United Souls United Goals Stokes Croft Jen Reid mural Mr Cenz – photo Martin Booth

Jen Reid is an activist and BUG supporter who has been immortalised first in statue form and recently with a mural in Stokes Croft.

“The pandemic fallout has made a bad situation much, much worse for freelance and independent Bristolians working in the arts and creative sector and the BUG project is the best chance this city has of releasing its creative human resources from precarity and exclusion,” says Jen.

“This project and the five-year BID will allow businesses with very healthy profit margins to give something back to a city they’re gaining so much from. We want to change the city scaffolding entirely, so that genuinely independent and freelance artists and creatives are not just supported, but provoked into making Bristol’s creative arts scene the most pluralistic, representative and exciting in this country. This is just as big an opportunity for those businesses, as it is for the independent creative sector itself.”

The aim is to support freelancers and small arts organisations – photo of Trinity Centre, courtesy of First Base

The BUG team are seeking the support of the mayor and have written requesting that Bristol City Council now work with them to deliver the BID levy within three months.

The letter states: “We fear that this perfect storm threatens to choke off a generation of economically poor but artistically and creatively abundant people, who would never make it through the risk-averse filters of modern arts institutions, or obtain support from imbalanced centralised funding systems or processes.

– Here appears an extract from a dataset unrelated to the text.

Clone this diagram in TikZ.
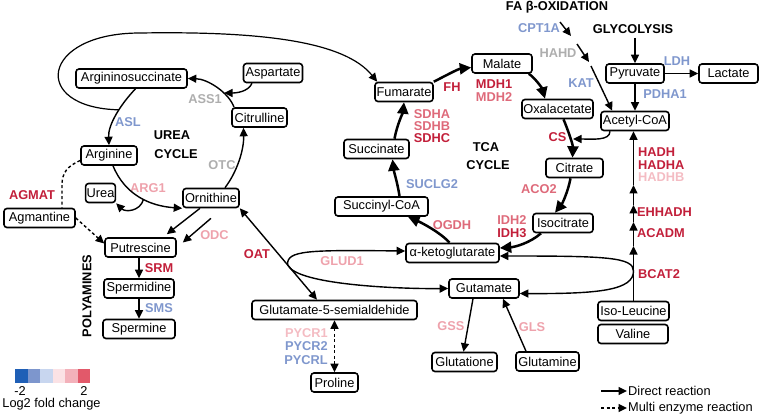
\documentclass[tikz,border=0pt]{standalone}
\usepackage{fontspec}
\setmainfont{Liberation Sans}
\usetikzlibrary{arrows.meta}
\definecolor{dred}{HTML}{C21F3A}
\definecolor{mpink}{HTML}{DE6A7A}
\definecolor{lpink}{HTML}{EEA2AC}
\definecolor{vlpink}{HTML}{F4BCC3}
\definecolor{eblue}{HTML}{7F97CD}
\definecolor{egray}{HTML}{AEAEAE}
\definecolor{cA}{HTML}{1F5FB6}
\definecolor{cB}{HTML}{7D96CD}
\definecolor{cC}{HTML}{C8D6EF}
\definecolor{cD}{HTML}{FBE2E5}
\definecolor{cE}{HTML}{F3B1BA}
\definecolor{cF}{HTML}{E2596A}
\tikzset{
  box/.style={draw, rounded corners=3pt, line width=1.6pt, minimum height=19pt, inner xsep=1pt, inner ysep=0pt},
  lab/.style={font=\fontsize{12.8}{13}\selectfont\bfseries, inner sep=0pt},
  ttl/.style={font=\fontsize{12.8}{13}\selectfont\bfseries, inner sep=0pt, text=black},
  tip/.tip={Triangle[length=8.5pt,width=8pt]},
  arr/.style={-tip, line width=1.4pt},
  tca/.style={-{Triangle[length=11.5pt,width=11pt]}, line width=2.5pt},
  dsh/.style={dash pattern=on 3pt off 2.5pt}
}
\begin{document}
\begin{tikzpicture}[x=1pt,y=-1pt,font=\fontsize{12.8}{14}\selectfont]
\useasboundingbox (0,0) rectangle (761,417);
% ---------- nodes
\node[box,minimum width=111] (argsuc) at (131.5,78.5) {Argininosuccinate};
\node[box,minimum width=59] (asp) at (273,73) {Aspartate};
\node[box,minimum width=55] (citr) at (259.5,117.5) {Citrulline};
\node[box,minimum width=56] (arg) at (109,155.5) {Arginine};
\node[box,minimum width=29] (urea) at (100.5,193) {Urea};
\node[box,minimum width=56] (orn) at (211,198) {Ornithine};
\node[box,minimum width=71] (agm) at (39.5,218) {Agmantine};
\node[box,minimum width=71] (put) at (140.5,247.5) {Putrescine};
\node[box,minimum width=70] (spd) at (139,288.5) {Spermidine};
\node[box,minimum width=72] (spm) at (139,329) {Spermine};
\node[box,minimum width=58] (fum) at (404,92) {Fumarate};
\node[box,minimum width=60] (mal) at (502,63.5) {Malate};
\node[box,minimum width=71] (oxa) at (557.5,109) {Oxalacetate};
\node[box,minimum width=68] (acoa) at (635,121) {Acetyl-CoA};
\node[box,minimum width=58] (pyr) at (635,73.5) {Pyruvate};
\node[box,minimum width=59] (lac) at (728.5,73.5) {Lactate};
\node[box,minimum width=57] (cit) at (574.5,168) {Citrate};
\node[box,minimum width=60] (iso) at (563,223) {Isocitrate};
\node[box,minimum width=93] (akg) at (452.5,253) {α-ketoglutarate};
\node[box,minimum width=93] (sco) at (381.5,206.5) {Succinyl-CoA};
\node[box,minimum width=65] (suc) at (376.5,149) {Succinate};
\node[box,minimum width=70] (glu) at (484,288.5) {Gutamate};
\node[box,minimum width=165] (g5s) at (334.5,310) {Glutamate-5-semialdehide};
\node[box,minimum width=47] (pro) at (334.5,382.5) {Proline};
\node[box,minimum width=65] (gsh) at (464.5,362) {Glutatione};
\node[box,minimum width=63] (gln) at (547.5,361.5) {Glutamine};
\node[box,minimum width=71] (ile) at (633.5,311) {Iso-Leucine};
\node[box,minimum width=70] (val) at (633,334) {Valine};
% ---------- titles
\node[ttl] (urt) at (172,135) {UREA};
\node[ttl] (urc) at (176,154) {CYCLE};
\node[ttl] (tcat) at (486,147) {TCA};
\node[ttl] (tcac) at (488,165) {CYCLE};
\node[ttl] (fa) at (557,7) {FA β-OXIDATION};
\node[ttl] (gly) at (633,29) {GLYCOLYSIS};
\node[ttl,rotate=90] (poly) at (87,296) {POLYAMINES};
% ---------- enzyme labels
\node[lab,text=egray] (l1) at (205,99) {ASS1};
\node[lab,text=eblue] (l2) at (128,122) {ASL};
\node[lab,text=egray] (l3) at (222,165) {OTC};
\node[lab,text=lpink] (l4) at (148,188) {ARG1};
\node[lab,text=dred] (l5) at (32,195) {AGMAT};
\node[lab,text=lpink] (l6) at (214.5,235) {ODC};
\node[lab,text=dred] (l7) at (159,268) {SRM};
\node[lab,text=eblue] (l8) at (159,308) {SMS};
\node[lab,text=dred] (l9) at (257,254) {OAT};
\node[lab,text=dred] (l10) at (452,87) {FH};
\node[lab,text=dred] (l11) at (494,84) {MDH1};
\node[lab,text=mpink] (l12) at (494,97) {MDH2};
\node[lab,text=mpink] (l13) at (432,114) {SDHA};
\node[lab,text=mpink] (l14) at (432,126) {SDHB};
\node[lab,text=dred] (l15) at (432,138) {SDHC};
\node[lab,text=eblue] (l16) at (432,184) {SUCLG2};
\node[lab,text=mpink] (l17) at (452,225) {OGDH};
\node[lab,text=mpink] (l18) at (512,220.5) {IDH2};
\node[lab,text=dred] (l19) at (512,233.5) {IDH3};
\node[lab,text=mpink] (l20) at (539,189) {ACO2};
\node[lab,text=dred] (l21) at (557.5,137.5) {CS};
\node[lab,text=eblue] (l22) at (581,83) {KAT};
\node[lab,text=egray] (l23) at (558,53) {HAHD};
\node[lab,text=eblue] (l24) at (539,28) {CPT1A};
\node[lab,text=eblue] (l25) at (677,61) {LDH};
\node[lab,text=eblue] (l26) at (665,94) {PDHA1};
\node[lab,text=dred,anchor=west] (l27) at (638,152.5) {HADH};
\node[lab,text=dred,anchor=west] (l28) at (638,165) {HADHA};
\node[lab,text=vlpink,anchor=west] (l29) at (638,177.5) {HADHB};
\node[lab,text=dred,anchor=west] (l30) at (637,212) {EHHADH};
\node[lab,text=dred,anchor=west] (l31) at (637,233) {ACADM};
\node[lab,text=dred,anchor=west] (l32) at (638,274) {BCAT2};
\node[lab,text=lpink] (l33) at (342,261) {GLUD1};
\node[lab,text=lpink] (l34) at (451,326) {GSS};
\node[lab,text=lpink] (l35) at (532,327) {GLS};
\node[lab,text=vlpink,anchor=east] (l36) at (328,333) {PYCR1};
\node[lab,text=eblue,anchor=east] (l37) at (328,346) {PYCR2};
\node[lab,text=eblue,anchor=east] (l38) at (328,360) {PYCRL};
% ---------- urea cycle connectors
\coordinate (j1) at (224,93);
\draw[arr] ([xshift=-25.5pt]citr.north) .. controls (229,93) and (208,79) .. (argsuc.east);
\draw[arr] ([xshift=-21pt]asp.south) .. controls (248,92) and (236,93) .. (j1);
\draw[arr] ([xshift=4pt]argsuc.south) .. controls (120,105) and (108,125) .. (arg.north) coordinate[pos=0.4] (l0);
\draw[arr,line width=1.2pt] (l0) .. controls (30,108) and (40,33) .. (140,33) .. controls (265,31) and (345,42) .. ([xshift=3pt]fum.north west);
\draw[arr] ([xshift=4pt]arg.south) .. controls (125,195) and (150,206) .. (orn.south west) coordinate[pos=0.55] (u0);
\draw[arr] (u0) .. controls (140,212) and (125,212) .. (urea.south east);
\draw[arr] ([xshift=14pt]orn.north) .. controls (237,172) and (244,150) .. ([xshift=-16pt]citr.south);
\draw[arr] ([xshift=-11pt]orn.south) -- ([shift={(-10pt,3pt)}]put.north east);
\draw[arr] ([yshift=-10pt]orn.south) -- ([shift={(6pt,5pt)}]put.east);
\draw[arr,dsh] (agm.east) -- ([yshift=4pt]put.west);
\draw[line width=1.4pt,dsh] ([yshift=-5pt]arg.west) .. controls (68,166) and (62,172) .. (62,185) -- ([xshift=22.5pt]agm.north);
\draw[arr] (spd.north |- put.south) -- (spd.north);
\draw[arr] (spm.north |- spd.south) -- (spm.north);
\draw[tip-tip, line width=1.4pt] (orn.south east) -- ([xshift=-17.5pt]g5s.north) coordinate[pos=0.62] (g0);
\draw[arr] (g0) .. controls (286,250) and (310,250) .. ([yshift=2pt]akg.west);
\draw[arr] (g0) .. controls (297,285) and (400,289) .. (glu.west);
% ---------- TCA
\draw[tca] ([xshift=-4pt]mal.south east) .. controls (535,78) and (542,88) .. ([xshift=-12.5pt]oxa.north);
\draw[tca] ([xshift=6pt]oxa.south) .. controls (568,130) and (573,145) .. ([xshift=-2pt]cit.north);
\draw[tca] ([xshift=-4pt]cit.south) .. controls (568,192) and (562,204) .. ([xshift=-8pt]iso.north);
\draw[tca] ([xshift=-22pt]iso.south) .. controls (530,243) and (515,247) .. ([yshift=5pt]akg.east);
\draw[tca] ([xshift=-3pt]akg.north) .. controls (440,232) and (420,222) .. ([xshift=26.5pt]sco.south);
\draw[tca] ([xshift=18pt]sco.north) .. controls (398,185) and (394,172) .. ([xshift=16pt]suc.south);
\draw[tca] ([xshift=18pt]suc.north) .. controls (397,125) and (403,112) .. (fum.south);
\draw[tca] (fum.north east) .. controls (445,76) and (458,69) .. ([yshift=-4pt]mal.west);
% ---------- acetyl-CoA inputs
\coordinate (cs0) at (573,139);
\draw[arr] ([xshift=-25pt]acoa.south) .. controls (610,141) and (592,139) .. (cs0);
\coordinate (a1s) at (560,22);
\coordinate (a1e) at (571,36);
\coordinate (a2s) at (577,44);
\coordinate (a2e) at (589,62);
\coordinate (a3s) at (591,66);
\draw[arr] (a1s) -- (a1e);
\draw[arr] (a2s) -- (a2e);
\draw[arr] (a3s) -- ([xshift=12pt]acoa.north west);
\coordinate (g1) at (635,38);
\draw[arr] (g1) -- (pyr.north);
\draw[arr] (pyr.east) -- (lac.west);
\draw[arr] (pyr.south) -- (acoa.north);
% ---------- BCAA chain
\coordinate (h1) at (633.5,246);
\coordinate (h2) at (633.5,222);
\coordinate (h3) at (633.5,205);
\coordinate (h4) at (633.5,185);
\coordinate (bj) at (633.5,271);
\draw[arr] (ile.north) -- (h1);
\draw[arr] (h1) -- (h2);
\draw[arr] (h2) -- (h3);
\draw[arr] (h3) -- (h4);
\draw[arr] (h4) -- (h4 |- acoa.south);
\draw[arr] (bj) .. controls (633.5,257) and (605,256) .. ([yshift=-3pt]akg.east);
\draw[arr] (bj) .. controls (633.5,290) and (600,294) .. ([yshift=-5pt]glu.east);
% ---------- glutamate branch
\draw[arr] ([xshift=-11pt]glu.south) -- ([xshift=-1pt]gsh.north);
\draw[arr] ([xshift=-21.5pt]gln.north) -- ([xshift=19pt]glu.south);
\draw[tip-tip, line width=1.4pt, dsh] (g5s.south) -- (pro.north);
% ---------- legend
\fill[cA] (15,369) rectangle (27.5,383);
\fill[cB] (27.5,369) rectangle (40,383);
\fill[cC] (40,369) rectangle (52.5,383);
\fill[cD] (52.5,369) rectangle (65,383);
\fill[cE] (65,369) rectangle (77.5,383);
\fill[cF] (77.5,369) rectangle (90,383);
\node[inner sep=0pt] (lm) at (20,391) {-2};
\node[inner sep=0pt] (lp) at (84,391) {2};
\node[inner sep=0pt] (lt) at (51.5,404.5) {Log2 fold change};
\coordinate (d1) at (601,391);
\coordinate (d2) at (627,391);
\coordinate (m1) at (601,408);
\coordinate (m2) at (627,408);
\draw[arr] (d1) -- (d2);
\draw[arr,dsh] (m1) -- (m2);
\node[inner sep=0pt,anchor=west] (dr) at (628,391) {Direct reaction};
\node[inner sep=0pt,anchor=west] (mr) at (628,408) {Multi enzyme reaction};
\end{tikzpicture}
\end{document}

“As artists, community projects and members of the creative economy community with a deep love for Bristol and its citizens, and sharp insight into the cultural junctures and spaces where disenfranchised citizens can be constructively engaged, we feel this status quo is unacceptable.”

They say their “innovative, emergency solution” would operate within the Bristol City Council boundary and seek to work in partnership to identify micro-zones, bodies, spaces, freelance individuals, groups and projects who otherwise stand to be overlooked and to invest in them.